Waitrose Essential white, £1 for six The glamorous interloper; a pure white egg, just like the ones on US cooking shows. Even though I know full well that the shade of a shell is determined by the breed that laid it, the difference is still mildly exciting. The white feels very compact and tight (possibly because it’s the smallest egg in the test), the yolk is deeply yellow (this is usually down to the hen’s diet) and the taste? You guessed it – like an egg.

Tesco Finest, £2 This may be the eggiest egg I’ve seen, with an even, pale terracotta shell that reminds me of the rubber egg we once bought from a joke shop to fool my mum (simpler times). Inside, it has a firm, opaque white and an ordinary-looking apricot yolk – but, to be fair, a lovely rich flavour. (After thinking hard for several minutes, I realise it’s hard to describe the flavour of an egg. They taste of eggs, simple as that.)

Duchy Organic free range, £2.15 No, hang on, this Waitrose specimen is the eggiest-looking: a slightly smaller body double of no 2. Same colour, and however hard I try to detect a herbaceous, nutty or corny note … the same flavour: delicious, eggy.
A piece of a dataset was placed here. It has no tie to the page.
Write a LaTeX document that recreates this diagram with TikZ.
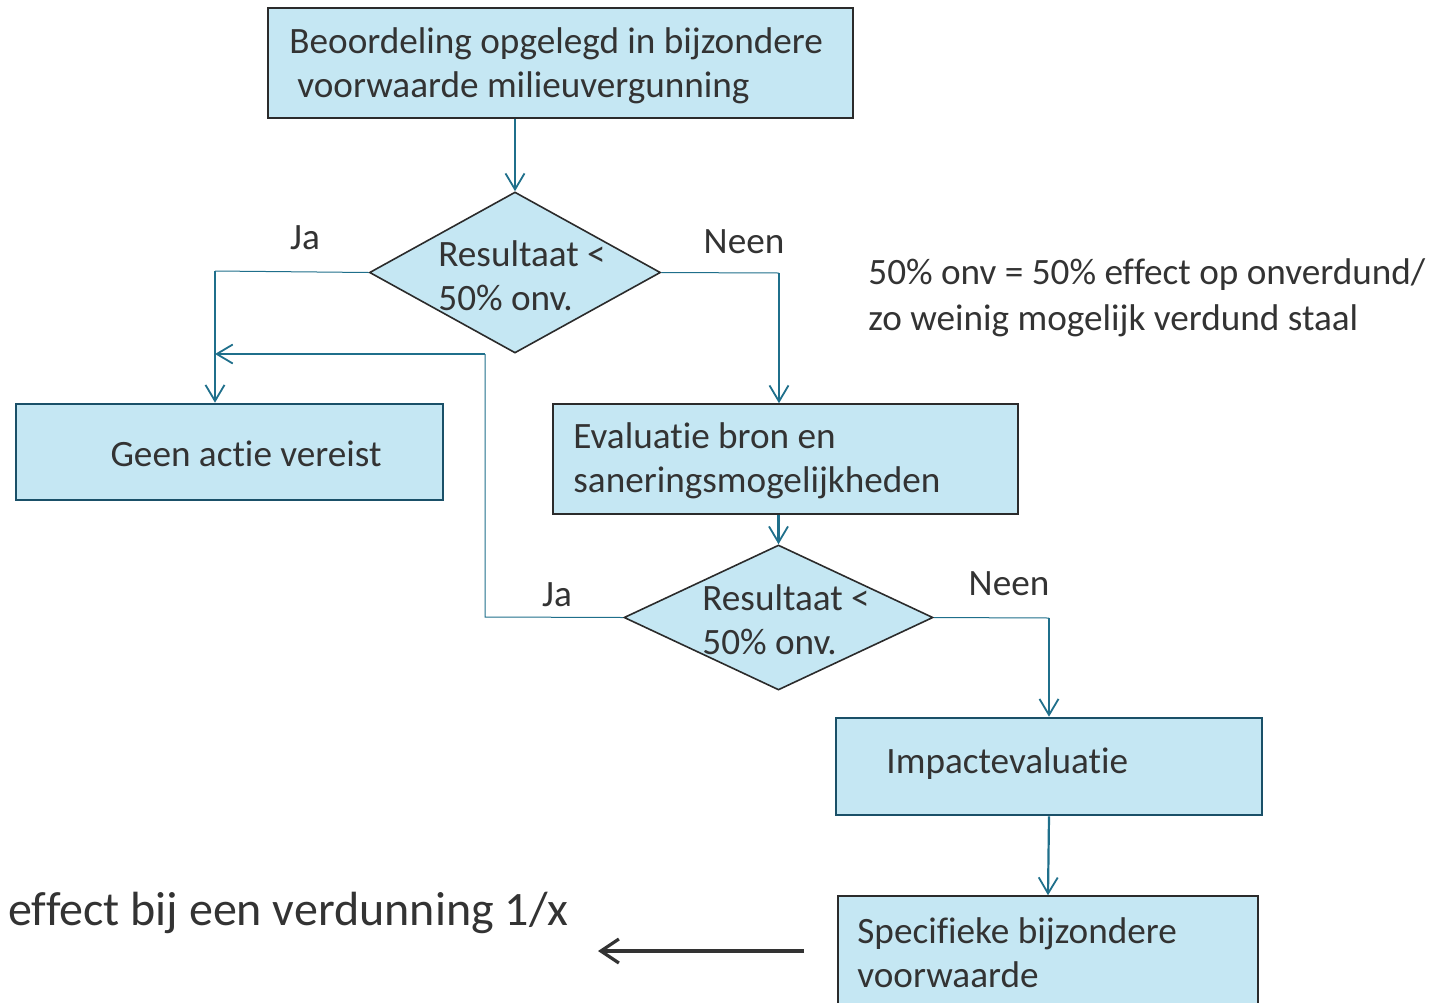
\documentclass[tikz,border=0pt]{standalone}
\usepackage{fontspec}
\setmainfont{Carlito}[Ligatures=NoCommon]
\usetikzlibrary{shapes.geometric,arrows.meta}
\definecolor{boxfill}{HTML}{C5E7F3}
\definecolor{txt}{HTML}{333333}
\definecolor{conn}{HTML}{1F6F8B}
\definecolor{tealborder}{HTML}{1A5068}
\definecolor{grayborder}{HTML}{2B2B2B}
\begin{document}
\begin{tikzpicture}[x=0.5pt,y=-0.5pt,
  every node/.style={text=txt, font=\fontsize{18.6}{22}\selectfont},
  box/.style={draw=grayborder, line width=0.8pt, fill=boxfill, inner sep=0pt},
  tealbox/.style={draw=tealborder, line width=1.3pt, fill=boxfill, inner sep=0pt},
  dec/.style={diamond, draw=grayborder, line width=0.8pt, fill=boxfill, inner sep=0pt},
  txtl/.style={inner sep=0pt, align=left, anchor=west},
  lbl/.style={inner sep=0pt, anchor=base},
  tip/.style={-{Straight Barb[length=8pt,width=9.5pt,line width=0.9pt]}},
  thin/.style={draw=conn, line width=0.5pt},
  thick/.style={draw=conn, line width=1.1pt}
]
\useasboundingbox (0,0) rectangle (1441,1002);

% boxes
\node[box, minimum width=292.5pt, minimum height=55pt] (b1) at (560.5,63) {};
\node[txtl] (b1t) at (289,66) {Beoordeling opgelegd in bijzondere\\\hspace*{4pt}voorwaarde milieuvergunning};

\node[dec, minimum width=145.5pt, minimum height=80.5pt] (d1) at (515,272.5) {};
\node[txtl] (d1t) at (438,276) {Resultaat <\\50\% onv.};

\node[tealbox, minimum width=213.5pt, minimum height=48pt] (geen) at (229.5,452) {};
\node[inner sep=0pt] (geent) at (246,454) {Geen actie vereist};

\node[box, minimum width=232.5pt, minimum height=55pt] (eval) at (785.5,459) {};
\node[txtl] (evalt) at (573,461) {Evaluatie bron en\\saneringsmogelijkheden};

\node[dec, minimum width=154.5pt, minimum height=72.5pt] (d2) at (778.5,617.5) {};
\node[txtl] (d2t) at (702,620) {Resultaat <\\50\% onv.};

\node[tealbox, minimum width=213pt, minimum height=48.5pt] (imp) at (1049,766.5) {};
\node[txtl] (impt) at (886,764) {Impactevaluatie};

\node[box, minimum width=210pt, minimum height=55pt] (spec) at (1048,951) {};
\node[txtl] (spect) at (857,953) {Specifieke bijzondere\\voorwaarde};

% labels
\node[lbl] (ja1) at (305,249) {Ja};
\node[lbl] (neen1) at (744,253) {Neen};
\node[lbl] (ja2) at (557,606) {Ja};
\node[lbl] (neen2) at (1009,595) {Neen};

\node[txtl, font=\fontsize{18.6}{23}\selectfont] (note) at (868,298)
  {50\% onv = 50\% effect op onverdund/\\zo weinig mogelijk verdund staal};

\node[inner sep=0pt, anchor=west, font=\fontsize{24}{28}\selectfont] (eff) at (8,913) {effect bij een verdunning 1/x};

% connectors
\coordinate (c1) at (215,271);
\coordinate (c2) at (779,273);
\coordinate (f1) at (485,617);
\coordinate (f2) at (485,354);
\coordinate (f3) at (215,354);
\coordinate (n2) at (1049,618);
\coordinate (ae) at (804,951);
\coordinate (ab) at (598,951);

\draw[thick, tip] (b1.south -| d1.north) -- (d1.north);
\draw[thin] (d1.west) -- (c1);
\draw[thick, tip] (c1) -- (geen.north -| c1);
\draw[thin] (d1.east) -- (c2);
\draw[thick, tip] (c2) -- (eval.north -| c2);
\draw[thick, tip] (eval.south -| d2.north) -- (d2.north);
\draw[thin] (d2.west) -- (f1) -- (f2);
\draw[thick, tip] (f2) -- (f3);
\draw[thin] (d2.east) -- (n2);
\draw[thick, tip] (n2) -- (imp.north -| n2);
\draw[thick, tip] (imp.south) -- (spec.north);
\draw[draw=txt, line width=2pt, -{Straight Barb[length=9pt,width=12pt,line width=1.6pt]}] (ae) -- (ab);
\end{tikzpicture}
\end{document}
Clarence Court Burford Brown, £2.12 This egg raises the bar with a fetching sprinkle of freckles – it reminds me a bit of a Mini Egg, which is a good thing. Inside, it has a flaming red yolk, which looks amazing (and would kill it on Instagram) and tastes great, almost creamy. Much like the first one, in fact.

Old Cotswold Legbar, £2.60 If Farrow & Ball did eggs, they’d probably be this delicate blue, which looks very pretty against your Italian marble worktop … even if these pricier Clarence Court offerings are the same as any other egg inside. That said, the vivid turmeric-yellow yolks would make very tempting scrambled eggs … and that’s the point surely. If your egg looks unusually good, you’ll almost certainly find it tastes better, too. Even if it actually tastes just like all the rest.